— What is required —
Starting at the first line of the listing below, repeat each line up to and including the one containing "return (H - B - p) / ph". Leave out pictures.

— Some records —
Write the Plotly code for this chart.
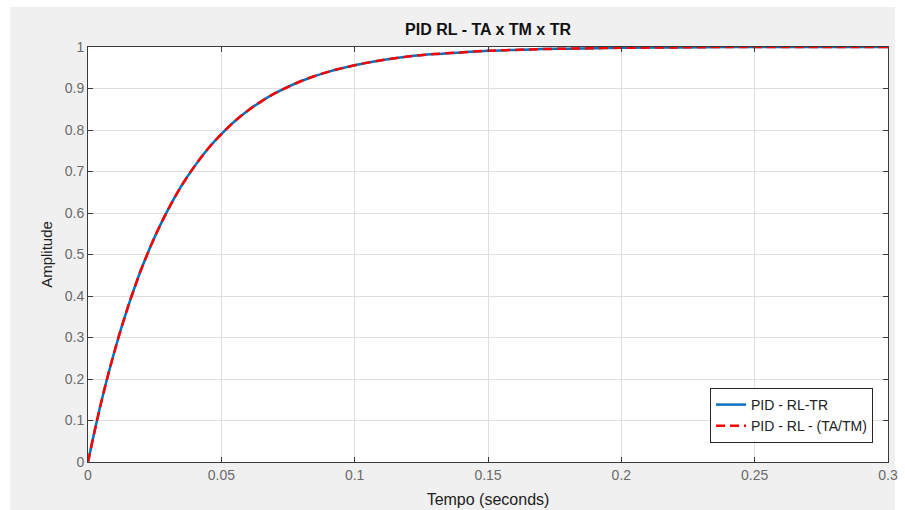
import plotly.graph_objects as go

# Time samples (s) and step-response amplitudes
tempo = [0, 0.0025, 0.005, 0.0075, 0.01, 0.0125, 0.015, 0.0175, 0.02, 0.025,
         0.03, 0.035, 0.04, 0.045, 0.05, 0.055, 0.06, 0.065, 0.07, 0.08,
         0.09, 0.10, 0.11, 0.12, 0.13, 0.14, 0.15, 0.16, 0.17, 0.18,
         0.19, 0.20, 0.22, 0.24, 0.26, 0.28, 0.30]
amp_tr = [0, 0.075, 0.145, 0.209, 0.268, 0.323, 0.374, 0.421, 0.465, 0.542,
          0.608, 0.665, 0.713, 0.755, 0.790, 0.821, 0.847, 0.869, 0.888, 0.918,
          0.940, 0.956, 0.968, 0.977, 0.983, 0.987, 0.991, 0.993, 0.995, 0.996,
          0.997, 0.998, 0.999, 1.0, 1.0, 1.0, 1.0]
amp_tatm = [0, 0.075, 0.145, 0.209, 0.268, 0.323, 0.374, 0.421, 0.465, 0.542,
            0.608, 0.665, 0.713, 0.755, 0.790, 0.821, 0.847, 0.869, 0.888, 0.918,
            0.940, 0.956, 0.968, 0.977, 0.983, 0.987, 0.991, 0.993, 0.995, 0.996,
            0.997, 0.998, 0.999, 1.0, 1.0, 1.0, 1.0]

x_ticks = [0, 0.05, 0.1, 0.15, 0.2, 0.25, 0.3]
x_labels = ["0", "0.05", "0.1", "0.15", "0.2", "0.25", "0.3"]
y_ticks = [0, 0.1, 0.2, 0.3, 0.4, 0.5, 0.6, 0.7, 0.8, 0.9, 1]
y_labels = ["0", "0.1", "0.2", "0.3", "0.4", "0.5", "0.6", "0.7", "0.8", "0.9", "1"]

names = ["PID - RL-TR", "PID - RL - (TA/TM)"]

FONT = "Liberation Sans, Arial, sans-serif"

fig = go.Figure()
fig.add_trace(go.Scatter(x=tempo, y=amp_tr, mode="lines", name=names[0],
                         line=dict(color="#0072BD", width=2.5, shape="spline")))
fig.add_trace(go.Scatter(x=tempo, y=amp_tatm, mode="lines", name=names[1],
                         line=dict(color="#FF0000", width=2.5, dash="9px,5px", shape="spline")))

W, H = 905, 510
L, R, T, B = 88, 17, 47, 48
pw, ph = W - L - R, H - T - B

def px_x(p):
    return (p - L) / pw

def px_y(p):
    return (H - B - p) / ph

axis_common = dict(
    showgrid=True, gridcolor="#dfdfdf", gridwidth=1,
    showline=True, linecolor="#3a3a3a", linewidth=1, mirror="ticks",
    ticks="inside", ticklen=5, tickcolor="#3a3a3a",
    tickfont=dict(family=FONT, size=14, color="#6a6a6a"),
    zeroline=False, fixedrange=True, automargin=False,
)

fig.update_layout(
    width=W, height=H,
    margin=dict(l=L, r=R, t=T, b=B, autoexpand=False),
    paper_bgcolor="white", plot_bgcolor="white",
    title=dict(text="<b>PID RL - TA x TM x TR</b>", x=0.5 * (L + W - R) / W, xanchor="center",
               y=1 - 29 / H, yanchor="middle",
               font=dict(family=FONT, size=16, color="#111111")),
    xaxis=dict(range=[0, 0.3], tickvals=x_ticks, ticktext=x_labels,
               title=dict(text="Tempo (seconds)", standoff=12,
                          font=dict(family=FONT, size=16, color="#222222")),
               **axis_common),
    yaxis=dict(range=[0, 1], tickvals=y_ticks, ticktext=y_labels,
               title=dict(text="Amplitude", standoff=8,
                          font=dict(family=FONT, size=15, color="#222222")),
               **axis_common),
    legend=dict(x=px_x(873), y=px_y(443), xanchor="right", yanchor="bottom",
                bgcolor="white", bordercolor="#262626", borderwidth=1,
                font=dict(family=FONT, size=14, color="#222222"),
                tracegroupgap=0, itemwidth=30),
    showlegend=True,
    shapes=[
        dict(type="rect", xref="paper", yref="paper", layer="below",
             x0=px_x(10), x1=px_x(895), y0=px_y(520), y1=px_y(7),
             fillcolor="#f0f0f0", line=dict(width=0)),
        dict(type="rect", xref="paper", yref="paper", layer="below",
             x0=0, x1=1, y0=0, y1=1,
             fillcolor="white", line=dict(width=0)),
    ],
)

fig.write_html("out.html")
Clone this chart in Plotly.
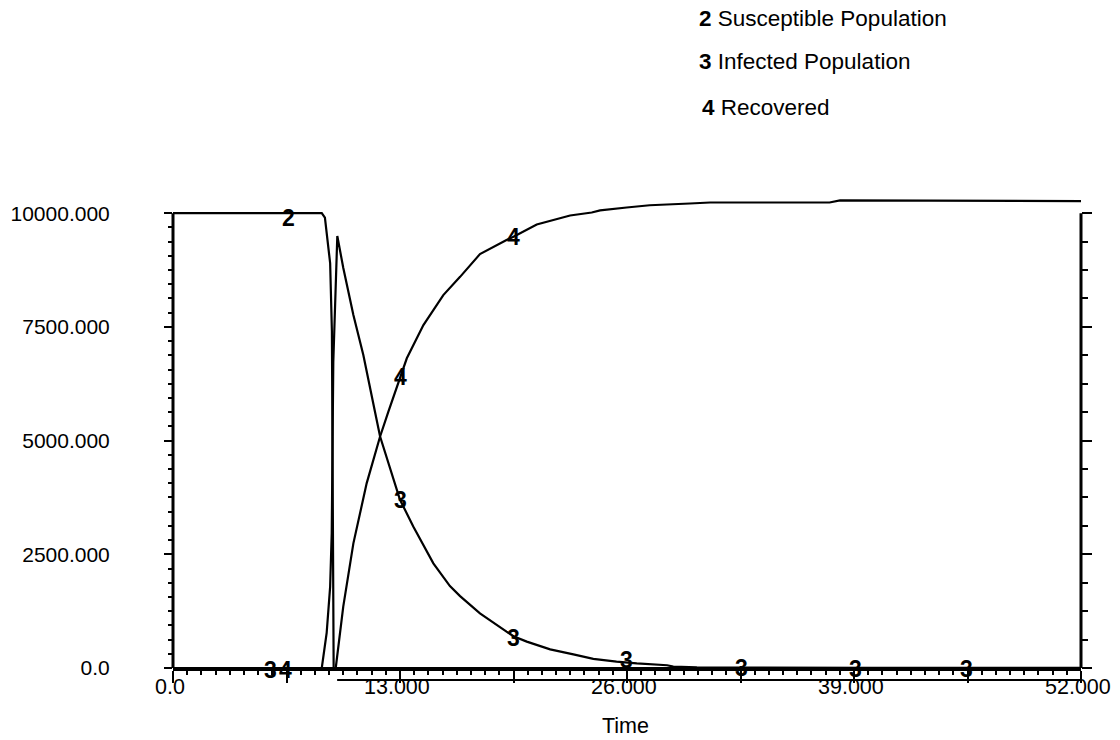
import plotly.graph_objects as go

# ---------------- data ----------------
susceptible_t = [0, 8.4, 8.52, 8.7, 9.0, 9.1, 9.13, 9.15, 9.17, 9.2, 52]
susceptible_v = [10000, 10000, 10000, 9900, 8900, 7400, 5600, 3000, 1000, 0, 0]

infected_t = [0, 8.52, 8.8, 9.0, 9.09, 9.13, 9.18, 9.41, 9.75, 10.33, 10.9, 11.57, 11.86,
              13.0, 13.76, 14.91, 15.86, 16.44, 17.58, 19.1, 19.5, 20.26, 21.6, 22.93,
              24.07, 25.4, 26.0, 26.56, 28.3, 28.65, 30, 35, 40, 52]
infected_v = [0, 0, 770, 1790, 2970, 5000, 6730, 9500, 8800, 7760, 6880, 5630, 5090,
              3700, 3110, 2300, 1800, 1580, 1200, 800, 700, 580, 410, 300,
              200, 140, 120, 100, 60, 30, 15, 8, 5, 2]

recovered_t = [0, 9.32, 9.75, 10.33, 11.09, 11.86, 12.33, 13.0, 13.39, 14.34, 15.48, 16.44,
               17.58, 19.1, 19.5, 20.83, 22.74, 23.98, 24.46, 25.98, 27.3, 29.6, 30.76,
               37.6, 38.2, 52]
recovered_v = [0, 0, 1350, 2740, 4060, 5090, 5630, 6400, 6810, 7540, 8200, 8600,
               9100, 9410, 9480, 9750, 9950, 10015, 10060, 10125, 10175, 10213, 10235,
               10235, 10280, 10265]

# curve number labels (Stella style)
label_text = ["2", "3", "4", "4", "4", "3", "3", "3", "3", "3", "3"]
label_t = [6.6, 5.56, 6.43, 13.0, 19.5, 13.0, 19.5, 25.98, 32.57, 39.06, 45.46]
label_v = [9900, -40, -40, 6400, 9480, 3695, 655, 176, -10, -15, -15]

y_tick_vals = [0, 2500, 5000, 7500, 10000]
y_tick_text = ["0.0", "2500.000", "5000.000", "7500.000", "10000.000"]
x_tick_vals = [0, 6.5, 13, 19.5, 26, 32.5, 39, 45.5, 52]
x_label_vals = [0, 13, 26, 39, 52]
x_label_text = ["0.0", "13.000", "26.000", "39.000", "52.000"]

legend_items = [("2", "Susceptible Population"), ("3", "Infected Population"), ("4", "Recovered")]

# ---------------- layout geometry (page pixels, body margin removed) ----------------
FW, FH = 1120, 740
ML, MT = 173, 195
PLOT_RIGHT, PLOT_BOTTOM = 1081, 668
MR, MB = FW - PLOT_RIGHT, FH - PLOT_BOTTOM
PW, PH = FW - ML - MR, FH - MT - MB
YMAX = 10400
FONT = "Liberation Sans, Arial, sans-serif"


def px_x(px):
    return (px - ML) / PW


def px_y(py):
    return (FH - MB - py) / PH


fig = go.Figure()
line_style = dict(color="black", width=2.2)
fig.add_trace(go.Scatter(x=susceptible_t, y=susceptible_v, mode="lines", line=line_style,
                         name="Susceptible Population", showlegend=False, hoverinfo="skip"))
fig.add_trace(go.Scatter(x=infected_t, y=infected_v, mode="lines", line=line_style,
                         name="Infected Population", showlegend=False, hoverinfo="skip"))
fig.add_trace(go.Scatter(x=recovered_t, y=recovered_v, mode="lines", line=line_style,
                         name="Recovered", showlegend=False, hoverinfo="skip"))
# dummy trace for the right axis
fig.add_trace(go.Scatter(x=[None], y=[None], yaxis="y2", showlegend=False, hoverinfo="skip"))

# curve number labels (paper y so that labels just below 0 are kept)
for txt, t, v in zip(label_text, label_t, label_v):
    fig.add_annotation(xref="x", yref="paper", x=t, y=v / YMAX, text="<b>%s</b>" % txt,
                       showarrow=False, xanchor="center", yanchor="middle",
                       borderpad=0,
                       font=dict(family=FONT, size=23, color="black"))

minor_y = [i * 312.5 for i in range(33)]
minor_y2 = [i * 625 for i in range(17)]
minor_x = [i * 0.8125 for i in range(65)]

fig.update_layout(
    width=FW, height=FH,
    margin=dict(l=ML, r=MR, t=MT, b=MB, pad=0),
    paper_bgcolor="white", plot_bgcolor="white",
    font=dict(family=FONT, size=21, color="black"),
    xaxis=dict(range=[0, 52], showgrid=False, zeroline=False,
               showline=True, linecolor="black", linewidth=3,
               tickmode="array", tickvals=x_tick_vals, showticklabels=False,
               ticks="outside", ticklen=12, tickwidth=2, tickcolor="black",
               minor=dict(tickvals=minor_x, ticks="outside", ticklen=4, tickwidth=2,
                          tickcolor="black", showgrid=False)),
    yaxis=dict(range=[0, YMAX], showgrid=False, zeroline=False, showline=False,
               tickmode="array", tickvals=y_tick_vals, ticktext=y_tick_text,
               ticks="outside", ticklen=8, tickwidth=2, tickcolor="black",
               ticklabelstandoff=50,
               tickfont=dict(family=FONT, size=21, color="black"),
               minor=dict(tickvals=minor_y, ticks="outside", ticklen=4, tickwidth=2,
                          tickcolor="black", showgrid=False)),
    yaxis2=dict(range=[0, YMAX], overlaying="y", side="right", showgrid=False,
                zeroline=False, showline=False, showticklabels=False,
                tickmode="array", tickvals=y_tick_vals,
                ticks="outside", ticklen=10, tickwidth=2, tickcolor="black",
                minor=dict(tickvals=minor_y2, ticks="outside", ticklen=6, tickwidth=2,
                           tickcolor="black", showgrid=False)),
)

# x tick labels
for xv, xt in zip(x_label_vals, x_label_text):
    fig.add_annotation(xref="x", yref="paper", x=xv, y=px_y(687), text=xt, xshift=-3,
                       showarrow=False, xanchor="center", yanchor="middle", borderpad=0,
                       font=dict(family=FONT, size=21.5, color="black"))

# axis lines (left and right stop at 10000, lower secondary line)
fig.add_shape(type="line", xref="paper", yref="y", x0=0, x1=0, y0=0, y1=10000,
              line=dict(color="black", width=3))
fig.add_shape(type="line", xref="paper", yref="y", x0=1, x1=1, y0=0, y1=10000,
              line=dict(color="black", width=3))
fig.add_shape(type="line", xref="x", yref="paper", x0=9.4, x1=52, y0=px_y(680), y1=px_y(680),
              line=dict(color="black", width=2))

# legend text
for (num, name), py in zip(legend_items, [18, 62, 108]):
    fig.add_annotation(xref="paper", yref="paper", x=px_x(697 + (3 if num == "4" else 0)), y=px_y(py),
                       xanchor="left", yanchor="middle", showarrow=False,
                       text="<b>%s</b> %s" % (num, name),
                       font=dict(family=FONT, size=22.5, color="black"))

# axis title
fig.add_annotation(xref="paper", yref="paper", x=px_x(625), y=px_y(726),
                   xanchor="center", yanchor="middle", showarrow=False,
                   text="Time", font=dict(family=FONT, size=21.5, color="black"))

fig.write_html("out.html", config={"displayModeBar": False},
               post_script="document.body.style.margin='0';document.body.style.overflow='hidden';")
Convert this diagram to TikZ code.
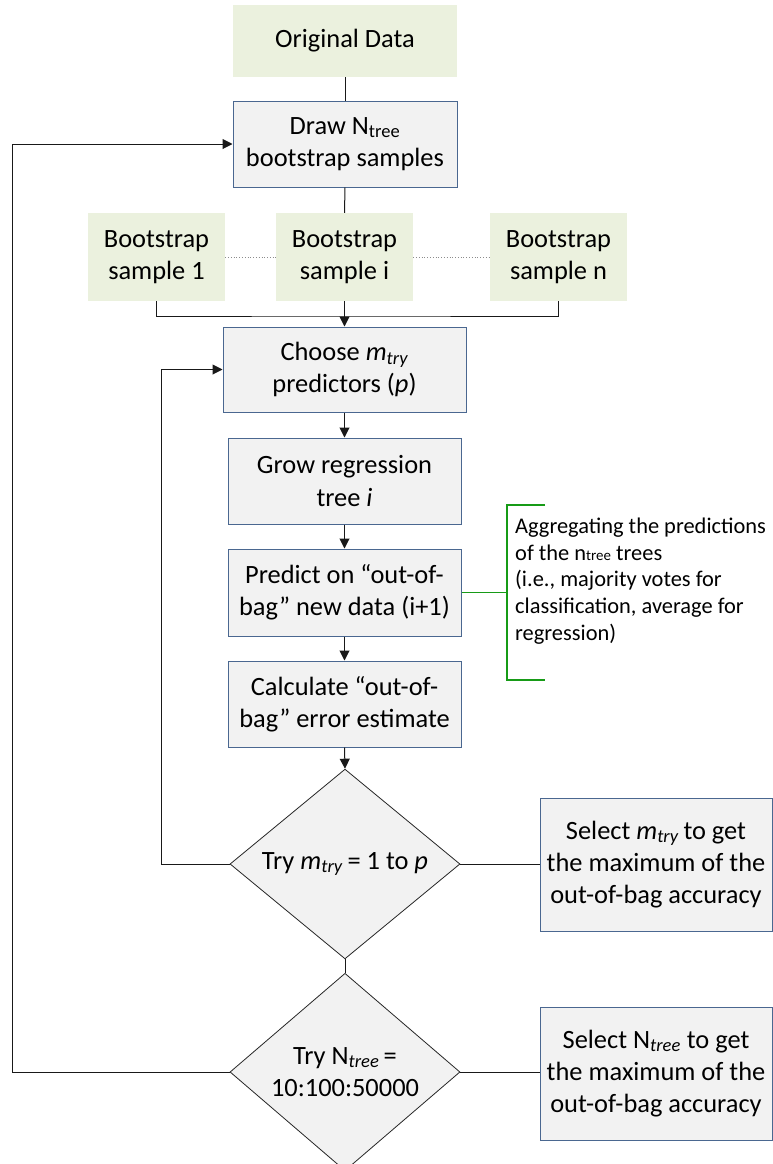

— Reply —
Write the Plotly code for this chart.
import plotly.graph_objects as go

# Time samples (s) and step-response amplitudes
tempo = [0, 0.0025, 0.005, 0.0075, 0.01, 0.0125, 0.015, 0.0175, 0.02, 0.025,
         0.03, 0.035, 0.04, 0.045, 0.05, 0.055, 0.06, 0.065, 0.07, 0.08,
         0.09, 0.10, 0.11, 0.12, 0.13, 0.14, 0.15, 0.16, 0.17, 0.18,
         0.19, 0.20, 0.22, 0.24, 0.26, 0.28, 0.30]
amp_tr = [0, 0.075, 0.145, 0.209, 0.268, 0.323, 0.374, 0.421, 0.465, 0.542,
          0.608, 0.665, 0.713, 0.755, 0.790, 0.821, 0.847, 0.869, 0.888, 0.918,
          0.940, 0.956, 0.968, 0.977, 0.983, 0.987, 0.991, 0.993, 0.995, 0.996,
          0.997, 0.998, 0.999, 1.0, 1.0, 1.0, 1.0]
amp_tatm = [0, 0.075, 0.145, 0.209, 0.268, 0.323, 0.374, 0.421, 0.465, 0.542,
            0.608, 0.665, 0.713, 0.755, 0.790, 0.821, 0.847, 0.869, 0.888, 0.918,
            0.940, 0.956, 0.968, 0.977, 0.983, 0.987, 0.991, 0.993, 0.995, 0.996,
            0.997, 0.998, 0.999, 1.0, 1.0, 1.0, 1.0]

x_ticks = [0, 0.05, 0.1, 0.15, 0.2, 0.25, 0.3]
x_labels = ["0", "0.05", "0.1", "0.15", "0.2", "0.25", "0.3"]
y_ticks = [0, 0.1, 0.2, 0.3, 0.4, 0.5, 0.6, 0.7, 0.8, 0.9, 1]
y_labels = ["0", "0.1", "0.2", "0.3", "0.4", "0.5", "0.6", "0.7", "0.8", "0.9", "1"]

names = ["PID - RL-TR", "PID - RL - (TA/TM)"]

FONT = "Liberation Sans, Arial, sans-serif"

fig = go.Figure()
fig.add_trace(go.Scatter(x=tempo, y=amp_tr, mode="lines", name=names[0],
                         line=dict(color="#0072BD", width=2.5, shape="spline")))
fig.add_trace(go.Scatter(x=tempo, y=amp_tatm, mode="lines", name=names[1],
                         line=dict(color="#FF0000", width=2.5, dash="9px,5px", shape="spline")))

W, H = 905, 510
L, R, T, B = 88, 17, 47, 48
pw, ph = W - L - R, H - T - B

def px_x(p):
    return (p - L) / pw

def px_y(p):
    return (H - B - p) / ph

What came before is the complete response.